My Childhood Home

From time to time I’ve mentioned my childhood home but I don’t believe I’ve ever shown it to you. The picture above is of the house where my parents lived when they were first married and where I spent my first ten years. The picture was taken very shortly after my parents moved in.

One of the first things they did after moving in was to redo the steps in front of the house and put a brick railing around the porch. I strongly suspect that the work on the steps and porch was done by my dad and his law school pal, Jack Fisher. Although that picture was taken right after they’d redone the steps, that’s very much what the house looks like now. Subsequent owners have done almost no maintenance. I believe that tiny spruce in the foreground, looking for all the world like a weed, was my parents’ first Christmas tree.
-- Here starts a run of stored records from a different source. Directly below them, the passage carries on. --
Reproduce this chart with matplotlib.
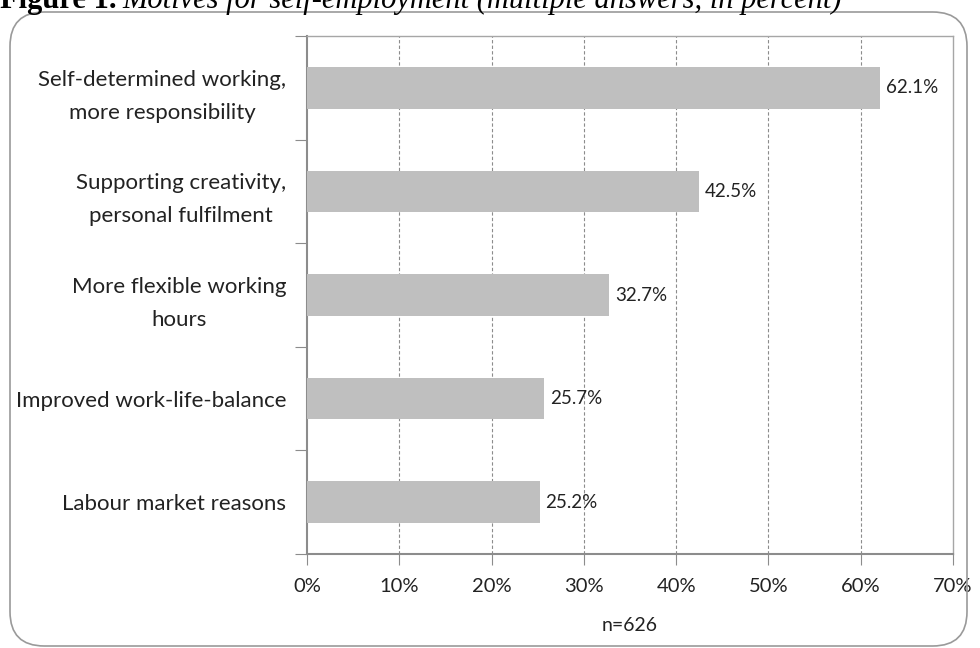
import matplotlib
matplotlib.use("Agg")
import matplotlib.pyplot as plt
from matplotlib.patches import FancyBboxPatch
from matplotlib.ticker import FixedLocator, PercentFormatter

# Data
motives = [
    "Self-determined working,\nmore responsibility",
    "Supporting creativity,\npersonal fulfilment",
    "More flexible working\nhours",
    "Improved work-life-balance",
    "Labour market reasons",
]
shares = [62.1, 42.5, 32.7, 25.7, 25.2]
n_resp = 626

W, H = 980, 648
fig = plt.figure(figsize=(W / 100, H / 100), dpi=100)


def fx(x):
    return x / W


def fy(y):
    return 1 - y / H


label_font = "Lato"
text_col = "#222222"

# rounded outer frame
frame = FancyBboxPatch((fx(10), fy(646)), fx(967) - fx(10), fy(12) - fy(646),
                       boxstyle="round,pad=0,rounding_size=0.035",
                       transform=fig.transFigure, fill=False,
                       edgecolor="#9A9A9A", linewidth=1.2, mutation_aspect=W / H)
fig.patches.append(frame)

ax = fig.add_axes([fx(307), fy(554), fx(953) - fx(307), fy(36) - fy(554)])

ypos = list(range(len(motives)))
ax.barh(ypos, shares, height=0.4, color="#BFBFBF", zorder=3)
ax.set_xlim(0, 70)
ax.set_ylim(len(motives) - 0.5, -0.5)

for y, v in zip(ypos, shares):
    ax.text(v + 0.65, y, f"{v:.1f}%", va="center", ha="left",
            fontsize=13.5, family=label_font, color=text_col, zorder=4)

# gridlines
ax.set_xticks(range(0, 71, 10))
ax.xaxis.set_major_formatter(PercentFormatter(decimals=0))
for x in range(10, 70, 10):
    ax.axvline(x, color="#8C8C8C", linestyle=(0, (3, 2)), linewidth=0.8, zorder=1)

for side in ["top", "right"]:
    ax.spines[side].set_color("#A6A6A6")
    ax.spines[side].set_linewidth(1.0)
for side in ["left", "bottom"]:
    ax.spines[side].set_color("#8C8C8C")
    ax.spines[side].set_linewidth(1.5)

ax.tick_params(axis="x", direction="out", length=8, width=0.8, color="#8C8C8C",
               pad=9, labelsize=14.5, labelcolor=text_col)
for lab in ax.get_xticklabels():
    lab.set_family(label_font)

ax.set_yticks(ypos)
ax.set_yticklabels(motives, family=label_font, fontsize=16, color=text_col,
                   ha="right", multialignment="center", linespacing=1.8)
ax.tick_params(axis="y", which="major", length=0, pad=15)
ax.yaxis.set_minor_locator(FixedLocator([i - 0.5 for i in range(len(motives) + 1)]))
ax.tick_params(axis="y", which="minor", direction="out", length=9, width=0.8,
               color="#8C8C8C")

ax.set_xlabel(f"n={n_resp}", family=label_font, fontsize=14, color=text_col,
              labelpad=16)

# cut-off caption at the top
t1 = fig.text(0, fy(8), "Figure 1.", family="Liberation Serif", weight="bold",
              fontsize=22, va="baseline", ha="left")
fig.canvas.draw()
bb = t1.get_window_extent(fig.canvas.get_renderer())
fig.text(bb.x1 / W + fx(6), fy(8), "Motives for self-employment (multiple answers, in percent)",
         family="Liberation Serif", style="italic", fontsize=22, va="baseline", ha="left")

fig.savefig("out.png", dpi=100)
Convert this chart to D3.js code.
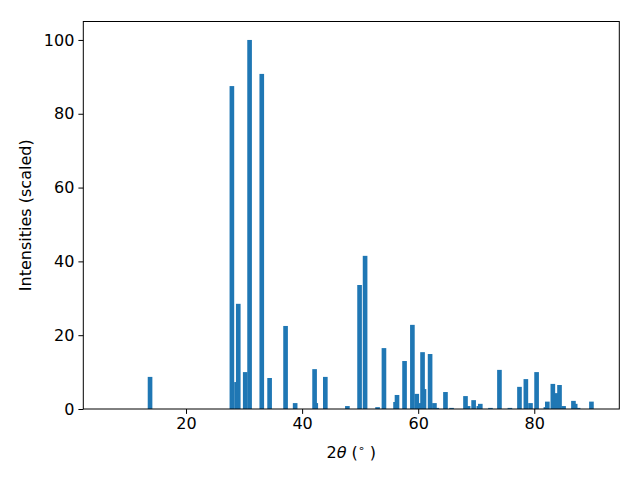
<!DOCTYPE html>
<html>
<head>
<meta charset="utf-8">
<script src="https://cdn.jsdelivr.net/npm/d3@7"></script>
<style>
  html, body { margin: 0; padding: 0; background: #fff; }
  text { font-family: "DejaVu Sans", sans-serif; }
</style>
</head>
<body>
<svg id="chart" width="640" height="480"></svg>
<script>
// Peak positions (2θ, degrees)
const twoTheta = [
  13.8, 27.9, 28.7, 29.0, 30.2, 30.95, 33.05, 34.4, 37.15, 38.8,
  42.15, 42.35, 44.0, 47.8, 49.9, 50.85, 53.0, 54.1, 56.1, 56.35,
  57.65, 59.0, 59.75, 60.2, 60.75, 61.0, 62.05, 62.8, 63.2, 64.7,
  65.75, 68.15, 68.6, 69.55, 70.45, 70.7, 72.45, 74.0, 75.8, 77.45,
  78.55, 79.35, 80.4, 82.0, 82.25, 83.2, 83.65, 83.85, 84.35, 85.05,
  86.75, 87.05, 87.55, 89.85
];
// Scaled intensities
const intensities = [
  8.7, 87.5, 7.3, 28.5, 10.0, 100, 90.8, 8.4, 22.5, 1.6,
  10.8, 1.6, 8.7, 0.8, 33.6, 41.5, 0.5, 16.5, 1.9, 3.8,
  13.0, 22.8, 4.1, 1.6, 15.4, 5.4, 14.9, 1.6, 0.3, 4.6,
  0.3, 3.5, 0.8, 2.4, 0.8, 1.4, 0.3, 10.6, 0.3, 6.0,
  8.1, 1.6, 10.0, 0.5, 2.0, 6.8, 2.4, 4.3, 6.5, 0.8,
  2.2, 1.4, 0.3, 2.0
];
const xTicks = [20, 40, 60, 80];
const yTicks = [0, 20, 40, 60, 80, 100];
const barWidth = 0.8;

const margin = {left: 83.3, right: 640 - 619.3, top: 21.5, bottom: 480 - 409};
const W = 640, H = 480;
const svg = d3.select("#chart");

const x = d3.scaleLinear().domain([2.3, 94.65]).range([margin.left, W - margin.right]);
const y = d3.scaleLinear().domain([0, 105]).range([H - margin.bottom, margin.top]);

const data = twoTheta.map((t, i) => ({t, v: intensities[i]}));

svg.append("g").selectAll("rect").data(data).join("rect")
  .attr("x", d => x(d.t - barWidth / 2))
  .attr("width", d => x(d.t + barWidth / 2) - x(d.t - barWidth / 2))
  .attr("y", d => y(d.v))
  .attr("height", d => y(0) - y(d.v))
  .attr("fill", "#1f77b4");

// frame
svg.append("rect")
  .attr("x", margin.left).attr("y", margin.top)
  .attr("width", W - margin.right - margin.left)
  .attr("height", H - margin.bottom - margin.top)
  .attr("fill", "none").attr("stroke", "#000").attr("stroke-width", 1);

const xAxis = svg.append("g")
  .attr("transform", `translate(0,${H - margin.bottom})`)
  .call(d3.axisBottom(x).tickValues(xTicks).tickSize(4.9).tickPadding(4).tickFormat(d3.format("d")));
const yAxis = svg.append("g")
  .attr("transform", `translate(${margin.left},0)`)
  .call(d3.axisLeft(y).tickValues(yTicks).tickSize(4.9).tickPadding(4).tickFormat(d3.format("d")));

[xAxis, yAxis].forEach(g => {
  g.select(".domain").remove();
  g.selectAll("line").attr("stroke", "#000").attr("stroke-width", 1);
  g.selectAll("text").attr("font-family", "DejaVu Sans, sans-serif").attr("font-size", 16).attr("fill", "#000");
});

// x label
const xl = svg.append("text")
  .attr("x", (margin.left + W - margin.right) / 2)
  .attr("y", 458)
  .attr("text-anchor", "middle")
  .attr("font-size", 16).attr("fill", "#000");
xl.append("tspan").text("2");
xl.append("tspan").attr("font-style", "italic").text("θ");
xl.append("tspan").text(" (");
xl.append("tspan").attr("font-size", 11).attr("dy", -6).text("∘");
xl.append("tspan").attr("dy", 6).text(" )");

// y label
svg.append("text")
  .attr("transform", `translate(31,${(margin.top + H - margin.bottom) / 2}) rotate(-90)`)
  .attr("text-anchor", "middle")
  .attr("font-size", 16).attr("fill", "#000")
  .text("Intensities (scaled)");
</script>
</body>
</html>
When they moved in the house consisted of a small living room with adjoining dining room, a kitchen, bathroom, and one tiny bedroom. In addition to the steps and porch they also put an addition on the back of the house—a single large room. That room was shared by my me and my siblings. It was our bedroom, our playroom. Each of us took a corner and when my youngest siblings were born they got the bedroom and my parents took the fourth corner. That’s my mom standing on the new addition looking glum.

I think that you can see that when I said that it was modest I was sugar-coating it. It was a dive, a pit. But my mom did a good job of making it into a home and, well, it’s still home to me even though well over a half century has passed. I cried when we left.

3 comments… add one
  • Janis Gore Link

    That would be a highly desirable property, if inexpensive, down here. Monroe has lots of attractive bungalows.

  • Janis Gore Link

    And your mother improved instantly any house she entered. Part of being an “It” girl.

  • My mother had only two homes in her entire life. The house about which I write in this post was the first. The house she built with my father and in which she lived until her death was the other.